* _DATASET SECTION_:
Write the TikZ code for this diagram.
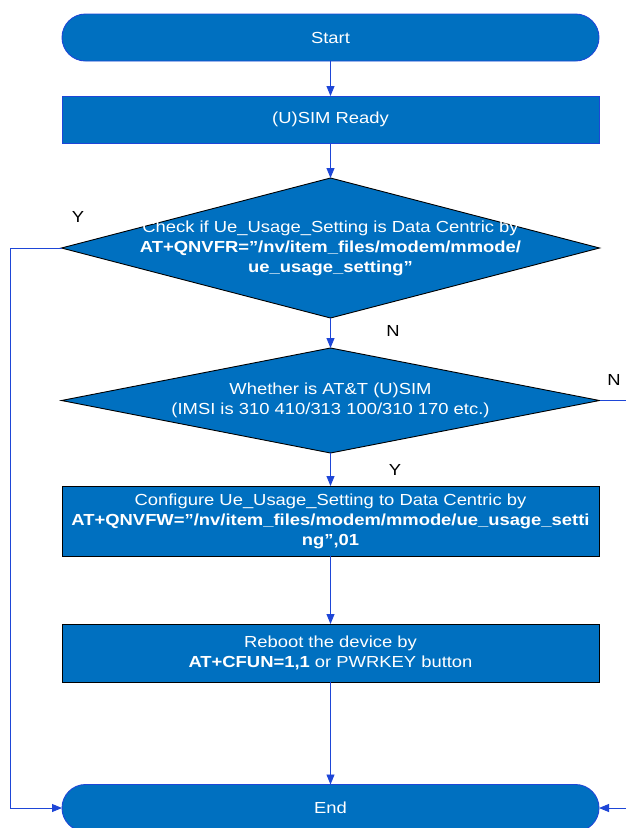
\documentclass[tikz,border=0pt]{standalone}
\usepackage{fontspec}
\setmainfont[FakeStretch=1.15]{Liberation Sans}
\usetikzlibrary{shapes.geometric,arrows.meta}
\definecolor{boxblue}{RGB}{0,112,192}
\definecolor{linkblue}{RGB}{30,70,215}
\newcommand\sdq{\symbol{34}}
\begin{document}
\begin{tikzpicture}[x=1pt,y=-1pt,
  base/.style={fill=boxblue, text=white, inner sep=0pt, outer sep=0pt, line width=0.9pt, font=\fontsize{16}{20}\selectfont, align=center},
  term/.style={base, draw=linkblue, rounded corners=23.5pt, minimum width=537pt, minimum height=47pt},
  proc/.style={base, draw=black, minimum width=537pt},
  dec/.style={base, draw=black, diamond, minimum width=538pt},
  dtext/.style={text=white, inner sep=0pt, font=\fontsize{16}{20}\selectfont, align=center},
  lbl/.style={text=black, inner sep=0pt, font=\fontsize{16}{20}\selectfont},
  flow/.style={draw=linkblue, line width=0.9pt, -{Triangle[length=10pt,width=8pt]}}
]
\useasboundingbox (0,0) rectangle (625,828);

\node[term] (start) at (330.5,37.5) {Start};
\node[proc, draw=linkblue, minimum height=47pt] (ready) at (330.5,119.5) {(U)SIM Ready};
\node[dec, minimum height=140pt] (d1) at (330.5,248) {};
\node[dtext] (d1t) at (330.5,248) {Check if Ue\_Usage\_Setting is Data Centric by\\
  \textbf{AT+QNVFR=\sdq/nv/item\_files/modem/mmode/}\\
  \textbf{ue\_usage\_setting\sdq}};
\node[dec, minimum height=105pt] (d2) at (330.5,400.5) {};
\node[dtext] (d2t) at (330.5,400) {Whether is AT\&T (U)SIM\\(IMSI is 310 410/313 100/310 170 etc.)};
\node[proc, minimum height=70pt] (conf) at (330.5,521) {Configure Ue\_Usage\_Setting to Data Centric by\\
  \textbf{AT+QNVFW=\sdq/nv/item\_files/modem/mmode/ue\_usage\_setti}\\
  \textbf{ng\sdq,01}};
\node[proc, minimum height=58pt] (reboot) at (330.5,653) {Reboot the device by\\
  \textbf{AT+CFUN=1,1} or PWRKEY button};
\node[term] (end) at (330.5,808) {End};

\node[lbl] (y1) at (78,217) {Y};
\node[lbl] (n1) at (393,331) {N};
\node[lbl] (n2) at (614,380) {N};
\node[lbl] (y2) at (395,470) {Y};

\coordinate (lft) at (10,0);
\coordinate (rgt) at (640,0);

\draw[flow] (start.south) -- (ready.north);
\draw[flow] (ready.south) -- (d1.north);
\draw[flow] (d1.south) -- (d2.north);
\draw[flow] (d2.south) -- (conf.north);
\draw[flow] (conf.south) -- (reboot.north);
\draw[flow] (reboot.south) -- (end.north);
\draw[flow] (d1.west) -- (d1.west -| lft) -- (end.west -| lft) -- (end.west);
\draw[flow] (d2.east) -- (d2.east -| rgt) -- (end.east -| rgt) -- (end.east);
\end{tikzpicture}
\end{document}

* _TASK OBJECTIVE_: Every line of the data should be copied as it stands, without the images.

* _FINAL RESULT_:
Write the TikZ code for this diagram.
\documentclass[tikz,border=0pt]{standalone}
\usepackage{fontspec}
\setmainfont[FakeStretch=1.15]{Liberation Sans}
\usetikzlibrary{shapes.geometric,arrows.meta}
\definecolor{boxblue}{RGB}{0,112,192}
\definecolor{linkblue}{RGB}{30,70,215}
\newcommand\sdq{\symbol{34}}
\begin{document}
\begin{tikzpicture}[x=1pt,y=-1pt,
  base/.style={fill=boxblue, text=white, inner sep=0pt, outer sep=0pt, line width=0.9pt, font=\fontsize{16}{20}\selectfont, align=center},
  term/.style={base, draw=linkblue, rounded corners=23.5pt, minimum width=537pt, minimum height=47pt},
  proc/.style={base, draw=black, minimum width=537pt},
  dec/.style={base, draw=black, diamond, minimum width=538pt},
  dtext/.style={text=white, inner sep=0pt, font=\fontsize{16}{20}\selectfont, align=center},
  lbl/.style={text=black, inner sep=0pt, font=\fontsize{16}{20}\selectfont},
  flow/.style={draw=linkblue, line width=0.9pt, -{Triangle[length=10pt,width=8pt]}}
]
\useasboundingbox (0,0) rectangle (625,828);

\node[term] (start) at (330.5,37.5) {Start};
\node[proc, draw=linkblue, minimum height=47pt] (ready) at (330.5,119.5) {(U)SIM Ready};
\node[dec, minimum height=140pt] (d1) at (330.5,248) {};
\node[dtext] (d1t) at (330.5,248) {Check if Ue\_Usage\_Setting is Data Centric by\\
  \textbf{AT+QNVFR=\sdq/nv/item\_files/modem/mmode/}\\
  \textbf{ue\_usage\_setting\sdq}};
\node[dec, minimum height=105pt] (d2) at (330.5,400.5) {};
\node[dtext] (d2t) at (330.5,400) {Whether is AT\&T (U)SIM\\(IMSI is 310 410/313 100/310 170 etc.)};
\node[proc, minimum height=70pt] (conf) at (330.5,521) {Configure Ue\_Usage\_Setting to Data Centric by\\
  \textbf{AT+QNVFW=\sdq/nv/item\_files/modem/mmode/ue\_usage\_setti}\\
  \textbf{ng\sdq,01}};
\node[proc, minimum height=58pt] (reboot) at (330.5,653) {Reboot the device by\\
  \textbf{AT+CFUN=1,1} or PWRKEY button};
\node[term] (end) at (330.5,808) {End};

\node[lbl] (y1) at (78,217) {Y};
\node[lbl] (n1) at (393,331) {N};
\node[lbl] (n2) at (614,380) {N};
\node[lbl] (y2) at (395,470) {Y};

\coordinate (lft) at (10,0);
\coordinate (rgt) at (640,0);

\draw[flow] (start.south) -- (ready.north);
\draw[flow] (ready.south) -- (d1.north);
\draw[flow] (d1.south) -- (d2.north);
\draw[flow] (d2.south) -- (conf.north);
\draw[flow] (conf.south) -- (reboot.north);
\draw[flow] (reboot.south) -- (end.north);
\draw[flow] (d1.west) -- (d1.west -| lft) -- (end.west -| lft) -- (end.west);
\draw[flow] (d2.east) -- (d2.east -| rgt) -- (end.east -| rgt) -- (end.east);
\end{tikzpicture}
\end{document}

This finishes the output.